The only problem being he was wrong not just on the figure, but also on the fact of the economic modelling not having been released… (gee wrong in two ways in one statement – that’s some good work there! Climate Change economist, Frank Jotzo from ANU, helpfully gave Abbott some pointers on this whole thing:
"There's a very extensive Treasury modelling report that was released at around about the same time as the Government's White Paper. [Mr Abbott's calculations are] clearly wrong - wrong on the Government's, on the Treasury's numbers and wrong also on applying simple logic to it. That betrays a fundamental misunderstanding of what's going on here because the reduction is not from zero, right? The reduction is from what emissions would otherwise have been the case if we didn't do anything about it.”
Here’s a phrase you don’t want associated with you economic statements when you are Leader of the Opposition: “Fundamental misunderstanding”. Ouch.
And to make matters worse, today the unemployment figures came out:
Unemployment went down to 5.7%, economists were “surprised”, and pretty much all came out and made statements about how it had “peaked”. How’s this for some news for the Government:
Full-time employment increased 30,800 to 7,627,400 and part-time employment increased slightly, up 300, to 3,240,700.
That is, these are not part-time or casual jobs being created, they are full time. So unemployment falling, employment growing, and Abbott not 3 days ago had pronounced that the “good times were over”. Interesting…
But then Abbott is not known for the accuracy of economic pronouncements. Here’s what he said back in March:
RUDD'S POLICIES ONLY WORSEN RECESSION
The 0.5 per cent economic contraction in the last quarter of 2008 marks the likely beginning of the Rudd recession. It’s an imported recession but the Rudd Government’s policies will almost certainly make it worse.
…
What Mr Rudd calls “decisive action” is nothing of the sort. It’s just spending money that the former government carefully accumulated. The $10 billion pre-Christmas cash splash might have boosted demand but it didn’t stave off an economic contraction and contributed nothing whatsoever to long-term structural improvements in the economy.
Ah the Rudd Recession, yep I remember that. It doesn't get much of run anymore. And about that $10b “cash splash” here’s what it did to demand.

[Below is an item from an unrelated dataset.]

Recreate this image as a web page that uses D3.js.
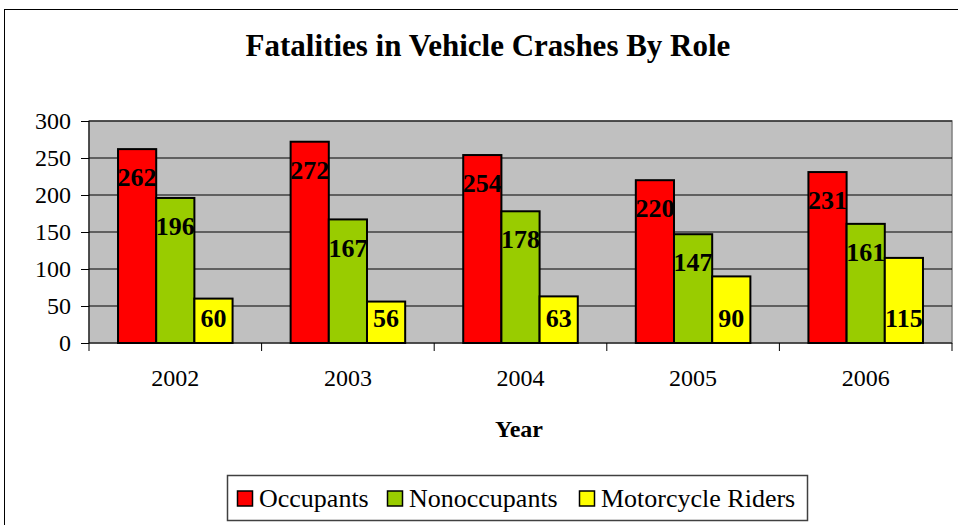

I guess Abbott thinks all that money spent doesn’t create jobs, didn’t boost confidence. Confidence you ask? Let’s have a look at that:
So at November 2007, consumer confidence (on the left) was going down in line with the rest of the world. I wonder what the hell happened in October 2008 to cause it to move in an opposite direction? And what the hell has happened to have it now sky rocketing above the rest of the world? No doubt Abbott would say we’re so confident now because of things done by John Howard 2 years back…
Business confidence? Well as often happens when a change of government happens – especially to a Labor Government, business confidence was declining in November 2007 – in fact Australian businesses were bloody pessimistic.
Look where they are now! Again no doubt businesses are so confident only because of things done in 2006 under John Howard.
So there we are, unemployment peaking well below what anyone thought. And confidence booming. Is that important? Well here’s Joe Hockey (still Shadow Treasurer) back in March:
JOE HOCKEY: Kevin Rudd doesn't understand government doesn't create jobs, business creates jobs. And if you undermine business confidence, if you undermine consumer confidence, they're not going to continue to employ people.
Pretty much since he made that statement, business confidence has been zooming up.
With such a great track record of economic missteps, I can see Abbott and hockey being a perfect team, and Kevin Rudd, Julia Gillard, Wayne Swan and Lindsay Tanner must be counting the days till parliament resumes.